(Yes! Still another in a series of rambling, but numbered pensees while I’m on the road)
11) Decades ago, every time my boyfriend/now husband and I passed a phone booth, we’d check to see if someone had left any nickels, dimes or quarters in the change slot. We struck pay dirt often enough to keep coming back. At some point, I recall wondering when we would ever get too old and proper to scrounge around so shamelessly; when would we ever pass a phone booth without giving in to that sense of longing that a little unearned silver might be ours?
Well, you know how it goes. Time passed and so did the phone booths, and besides, we got too lazy to be motivated by the prospect of pocket change.
Still, I’m convinced, you never completely change your old, grasping ways. Every time we stay in a hotel — no matter how big a dump it is — my husband cannot bear to miss a free breakfast. He will bolt out of bed in the morning, electrified by the prospect of something free, even if it is a wilted smorgasbord of dry cereal, moldy fruit and canned orange juice distinguished by a glowing, hallucinogenic yellow sheen. Oh, and weak coffee with powdered creamer. (If you wanted to wake yourself up with coffee like this, it would be best to splash it in your face and keep it away from your gullet.)

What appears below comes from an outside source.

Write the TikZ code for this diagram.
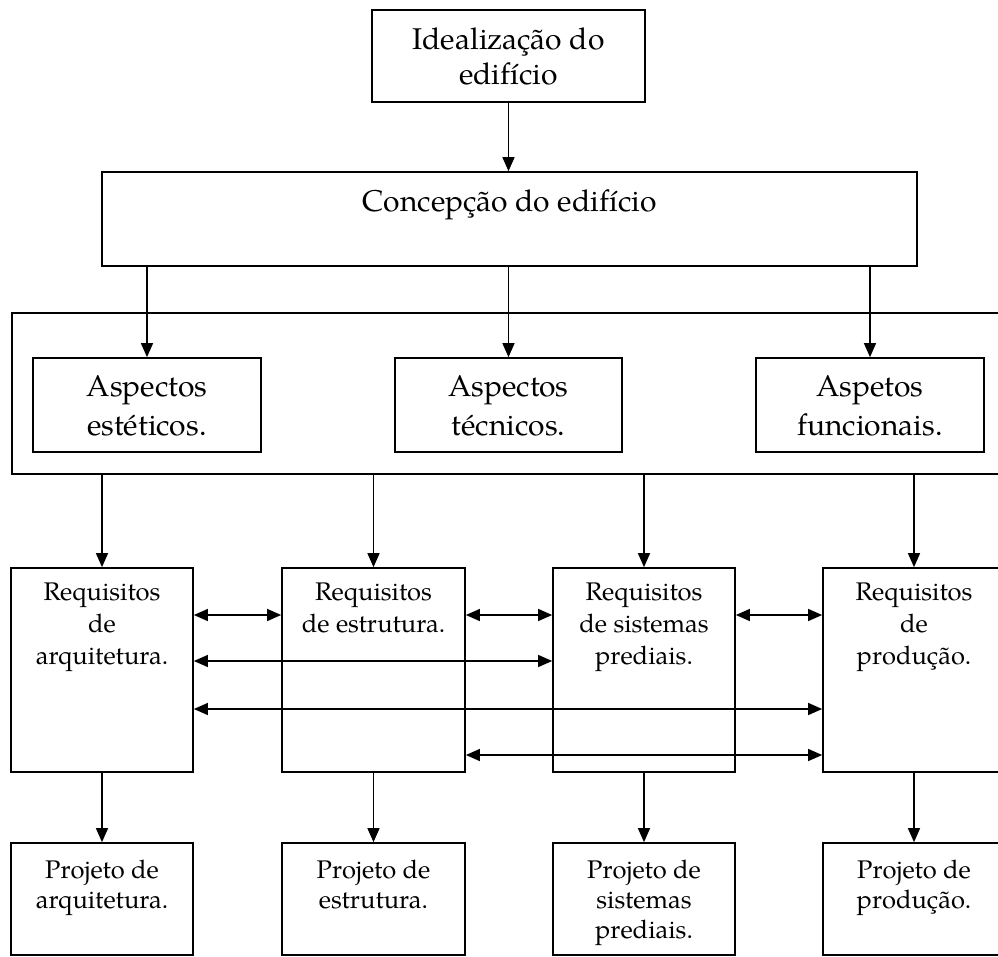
\documentclass[tikz,border=0pt]{standalone}
\usepackage{fontspec}
\setmainfont{TeX Gyre Pagella}
\usetikzlibrary{arrows.meta}
\begin{document}
\begin{tikzpicture}[x=1pt,y=-1pt,
  box/.style={draw, rectangle, line width=1.7pt, inner sep=0pt},
  big/.style={font=\fontsize{30}{35}\selectfont, align=center, inner sep=0pt},
  asp/.style={font=\fontsize{30}{38.5}\selectfont, align=center, inner sep=0pt, anchor=north},
  req/.style={font=\fontsize{25.5}{32}\selectfont, align=center, inner sep=0pt, anchor=north},
  proj/.style={font=\fontsize{25.5}{30}\selectfont, align=center, inner sep=0pt, anchor=north},
  tip/.style={Triangle[length=14pt,width=12pt]},
  arr/.style={-{Triangle[length=14pt,width=12pt]}, line width=1.4pt},
  dbl/.style={{Triangle[length=14pt,width=12pt]}-{Triangle[length=14pt,width=12pt]}, line width=1.4pt}]
\useasboundingbox (0,0) rectangle (998,956);

% top level
\node[box, minimum width=273pt, minimum height=92pt] (idea) at (508.5,56) {};
\node[big, anchor=north] (ideat) at (508.5,27.5) {Idealização do\\edifício};
\node[box, minimum width=815pt, minimum height=94pt] (conc) at (509.5,219) {};
\node[big, anchor=base] (conct) at (509.5,211) {Concepção do edifício};

% group of aspects
\node[box, minimum width=998pt, minimum height=161pt] (cont) at (511,393.5) {};
\node[box, minimum width=228pt, minimum height=94pt] (asp1) at (147,405) {};
\node[box, minimum width=227pt, minimum height=94pt] (asp2) at (508.5,405) {};
\node[box, minimum width=228pt, minimum height=94pt] (asp3) at (870,405) {};
\node[asp] (asp1t) at (147,375.5) {Aspectos\\estéticos.};
\node[asp] (asp2t) at (508.5,375.5) {Aspectos\\técnicos.};
\node[asp] (asp3t) at (870,375.5) {Aspetos\\funcionais.};

% requirements
\node[box, minimum width=182pt, minimum height=204pt] (req1) at (102,670) {};
\node[box, minimum width=183pt, minimum height=204pt] (req2) at (373.5,670) {};
\node[box, minimum width=182pt, minimum height=204pt] (req3) at (644,670) {};
\node[box, minimum width=182pt, minimum height=204pt] (req4) at (914,670) {};
\node[req] (req1t) at (102,583) {Requisitos\\de\\arquitetura.};
\node[req] (req2t) at (373.5,583) {Requisitos\\de estrutura.};
\node[req] (req3t) at (644,583) {Requisitos\\de sistemas\\prediais.};
\node[req] (req4t) at (914,583) {Requisitos\\de\\produção.};

% projects
\node[box, minimum width=182pt, minimum height=112pt] (proj1) at (102,899) {};
\node[box, minimum width=183pt, minimum height=112pt] (proj2) at (373.5,899) {};
\node[box, minimum width=182pt, minimum height=112pt] (proj3) at (644,899) {};
\node[box, minimum width=182pt, minimum height=112pt] (proj4) at (914,899) {};
\node[proj] (proj1t) at (102,860) {Projeto de\\arquitetura.};
\node[proj] (proj2t) at (373.5,860) {Projeto de\\estrutura.};
\node[proj] (proj3t) at (644,860) {Projeto de\\sistemas\\prediais.};
\node[proj] (proj4t) at (914,860) {Projeto de\\produção.};

% downward flow
\draw[arr] (idea.south) -- (idea.south |- conc.north);
\foreach \a in {asp1,asp2,asp3}
  \draw[arr] (\a.north |- conc.south) -- (\a.north);
\foreach \r in {req1,req2,req3,req4}
  \draw[arr] (\r.north |- cont.south) -- (\r.north);
\foreach \r/\p in {req1/proj1,req2/proj2,req3/proj3,req4/proj4}
  \draw[arr] (\r.south) -- (\p.north);

% mutual relations between requirements
\draw[dbl] (req1.east |- 0,615) -- (req2.west |- 0,615);
\draw[dbl] (req2.east |- 0,615) -- (req3.west |- 0,615);
\draw[dbl] (req3.east |- 0,615) -- (req4.west |- 0,615);
\draw[dbl] (req1.east |- 0,661) -- (req3.west |- 0,661);
\draw[dbl] (req1.east |- 0,709) -- (req4.west |- 0,709);
\draw[dbl] (req2.east |- 0,755) -- (req4.west |- 0,755);
\end{tikzpicture}
\end{document}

“Hurry up!” He’ll hiss to me, pointing to the clock. “My God! We’ve only got five more minutes!”
This is an offer I invariably refuse; if they were giving away Cartier watches in the brunch room, I might consider depriving myself of my last, valuable fragments of sleep. But breakfast? To my mind, breakfast is an odious way to start the day.
And, I should add, my husband usually comes back from these freebies and wakes me up again to grouse about how the food tasted like lukewarm swill, somebody’s kids were whining and why, oh, why was everybody in the breakfast room so damned fat?
But I’m not immune to this whole freebie worship myself. Every time my husband and I stay in a decent hotel, I am, for some reason, charmed by all the little bottles of skin lotion, conditioner, and shampoo, along with all the free soaps. I happily ferret them away in my luggage, thrilled.
That’s why — when I’m returning from a trip — half my overnight case is crammed with dirty clothes, the other half with little plastic bottles. They might only be worth pay-telephone change, but I’ve convinced myself I’ve scored big in the swag department.
12) The sun is going down in Prague. My husband and I are sitting on the balcony of a restaurant enjoying the cool breezes and chilled wine. In the distance, you can see a castle towering across the river — so perfect and picturesque it almost doesn’t look real.
I love Europe in the summer, even when it’s hot; everyone stays outside to enjoy the long, mild evenings. Their mood is almost always celebratory that time of year. Who knows how long summer will last?
Behind me, my husband reports, are a middleaged mother and daughter who must be in her twenties. They’re from California, they told the waiter earlier. The mother is wearing a scarf over her head, my husband whispers. Clearly, she’s been going through chemo. Maybe they have come to Prague to escape from all that.
All of which causes our own conversation to drift in another direction. In the years we’ve been together, my husband and I have traveled to some exotic places like Japan and Albania and New Zealand. We’ve also taken scores of more mundane road trips in the U.S. — our Pacific Northwest jaunt, our Midwest beer-tasting swing, our Texas-Mexico border sojourn, the trip to Maine where we stayed in a land-bound boat and ate lobster twice a day.
More mundane — but for some reason I can’t quite articulate — just a little more wonderful. Because it’s the most American of pastimes — the long, chaotic road trip, with its open spaces, fast speeds, grand horizons, and down-home food — and we’re both, like it or not, deeply American in our own stubborn way? Because we never feel quite as free and comfortable as when we’re in a car and the music is blasting?
“If we just had one more trip to take,” I tell my husband, “I’d want it to be another road trip in the U.S.”
“Me, too,” he says.
13) At the beginning of any trip, I’m conscious of pickpockets and thieves who are doubtlessly ogling my purse and small overnight case. I guard everything with the wariness of an attack dog.
As the time passes, and I go from hotel room to hotel room, place to place, train to train, a certain weariness sets in. I realize I’m schlepping clothes I’ve worn so often that I’m sick of them, mottled hotel receipts I’ll never look at again, pure detritus that clings to me like a week-old sunburn.
This is the point that the trip needs to be over: When I begin to glare at my shabby overnight case that’s bursting with clothes I never want to see again till they’re fumigated and the only thing I can think is, God, I wish somebody would steal this shit. The Euro and the European economy may be tanking but no one, it seems, is quite that desperate.